Slashdot Mirror


Microsoft Killing Silverlight?

SharkLaser writes "Silverlight 5 might be last version released by Microsoft. Several industry insiders and partners for the last few weeks have heard from their own Microsoft sources that there won't be new versions released after Silverlight 5. Status on service packs and support for Silverlight is unclear, as Microsoft haven't yet released lifecycle support end date even for the previous Silverlight 4. By their support page they will give full year head-up before ending support. With Adobe ending development of Flash for mobile browsers and Microsoft ending development of Silverlight, HTML5 video looks a lot more promising. But will content providers be able to give out their material without DRM and how does HTML5 perform with non-video side of Flash and Silverlight?"

5 of 324 comments (clear)

  1. Can you back up this claim? by Zontar_Thing_From_Ve · · Score: 5, Informative

    Flash and Silverlight represent the mid-1990s way of doing things with third party browser addons. Back when we needed crutches like these, they were useful. The leg has healed, though, so it's time to throw the crutches under a bus.

    Content producers should just suck up and use non-DRM video streams. They should all know by now that both Flash and Silverlight video "protections" have been circumvented just like Blu-Ray, DVD, etc and that there is really no technological recourse against this.

    Really? Do tell how exactly those Silverlight protections have been circumvented. Unless you are talking about a streaming media recorder which simply records the stream as it plays on your PC, I am not aware of any way to defeat Silverlight DRM. The use of separate protected streams for audio and video is fiendishly clever and I've never heard of a successful way to crack it. A video forum where I regularly participate gets posts all the time asking how to record Netflix streams and nobody has ever suggested anything but a streaming media recorder.

  2. No they possibly cant. by unity100 · · Score: 1, Informative

    "... wank wank, yank yank, this that, rant rant, piss piss " -> This is the reaction we get EVERYtime we tell that microsoft will probably kill this or that service/product that they think they are not benefiting from enough. not 4 months ago when it was almost evident that they would drop silverlight, zygotes here were flaming us when we suggested that, citing this or that reason. 'silverlight is used widenly in *insert niche application here*', 'it has a strong community' this that. what happened ?

    there has been numerous news regarding how they were wavering about .net, and when those articles appeared here, the same people lambasted anyone suggesting that microsoft may ditch .net people too, even while .net users were in a stampede in their own forums over questions over future of .net.

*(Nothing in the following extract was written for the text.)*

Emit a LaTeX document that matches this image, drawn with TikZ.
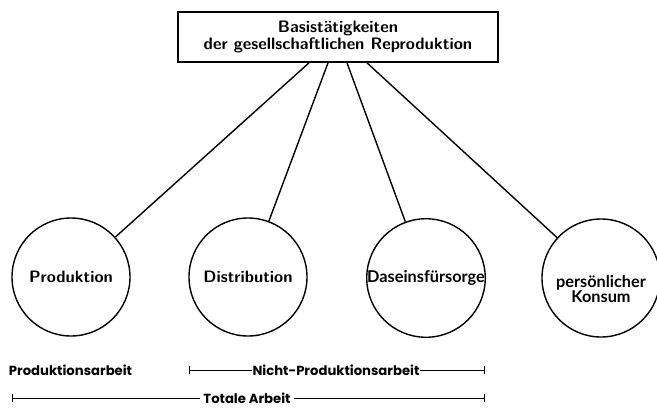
\documentclass[tikz,border=0pt]{standalone}
\usepackage{fontspec}
\usetikzlibrary{arrows.meta}
\newfontfamily\latofont{Lato}
\newfontfamily\popfont{Poppins}
\begin{document}
\begin{tikzpicture}[x=1pt,y=-1pt,
  topbox/.style={draw,line width=1.7pt,minimum width=320pt,minimum height=50pt,align=center,inner sep=0pt,
    font=\sffamily\bfseries\fontsize{16.6}{17.5}\selectfont},
  circ/.style={draw,circle,line width=1.4pt,minimum size=118pt,inner sep=0pt,align=center,
    font=\sffamily\bfseries\fontsize{16.5}{18}\selectfont},
  latotext/.style={font=\latofont\bfseries\fontsize{16.3}{17}\selectfont},
  link/.style={line width=1.4pt},
  lab/.style={font=\popfont\bfseries\fontsize{13.2}{15}\selectfont,inner sep=0.5pt,fill=white},
  bar/.style={line width=0.9pt,{Bar[width=8pt]}-{Bar[width=8pt]}}]
\useasboundingbox (0,0) rectangle (657,408);
\node[topbox] (top) at (338,37) {Basistätigkeiten\\der gesellschaftlichen Reproduktion};
\node[circ] (p) at (71,277) {Produktion};
\node[circ] (d) at (248,277) {Distribution};
\node[circ,latotext] (s) at (426,278) {Daseinsfürsorge};
\node[circ] (k) at (601,278) {};
\node[latotext,align=center,inner sep=0pt] (kt) at (601,289) {persönlicher\\[-2pt]Konsum};
\draw[link] ([xshift=-29pt]top.south) -- (p);
\draw[link] ([xshift=-10pt]top.south) -- (d);
\draw[link] ([xshift=9pt]top.south) -- (s);
\draw[link] ([xshift=29pt]top.south) -- (k);
\node[lab] (pa) at (70.5,370) {Produktionsarbeit};
\coordinate (n1) at (189,370);
\coordinate (n2) at (485,370);
\draw[bar] (n1) -- (n2);
\node[lab] (na) at (336,370) {Nicht-Produktionsarbeit};
\coordinate (t1) at (12,398);
\coordinate (t2) at (485,398);
\draw[bar] (t1) -- (t2);
\node[lab,inner xsep=3pt] (ta) at (247,398) {Totale Arbeit};
\end{tikzpicture}
\end{document}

    microsoft is a private company with american corporate morals. they will not hesitate from ditching all of you when they see it fit. 'they' here means whichever product/technology manager at that time is dominating the policy. and it varies.

  3. Re:Netflix by Chrisq · · Score: 3, Informative

    In this case that would be a step in the right direction. Flash is much more widely available than Silverlight is at present.

    Much as i don't like flash at least flash sites are accessible from Linux. I have been told that a few Silverlight sites work with moonlight but have not found any myself

  4. Re:What about Video?? by randallman · · Score: 5, Informative

    Sorry. You're just wrong about the progressive download thing. And it's not in the scope of HTML5 to define bitrate or fragmented delivery. Fragmented delivery is turf for HTTP and bitrate is for the browser or embedded player.

    Read:

    14.35.2 Range Retrieval Requests

    HTTP retrieval requests using conditional or unconditional GET methods MAY request one or more sub-ranges of the entity, instead of the entire entity, using the Range request header, which applies to the entity returned as the result of the request:

                Range = "Range" ":" ranges-specifier

    Please read the HTTP 1.1 RFC

    http://www.w3.org/Protocols/rfc2616/rfc2616-sec14.html

  5. Re:And... by Anonymous Coward · · Score: 4, Informative

    Adobe Flash was like having another proprietary browser inside the browser. Nothing the browser makers could do would lock it down (except for unloading the plugin). The advantage of HTML5 is that Mozilla/Google/Apple/Microsoft can place restrictions on how subfeatures are implemented. Out-of-tab & off-page animations can be halted. Storage can be blocked for cross-site requests. Video can refuse to play automatically. Canvas can require explicit permission. Shaders can be statically verified & limited to a stricter subset of GLSL. Etc.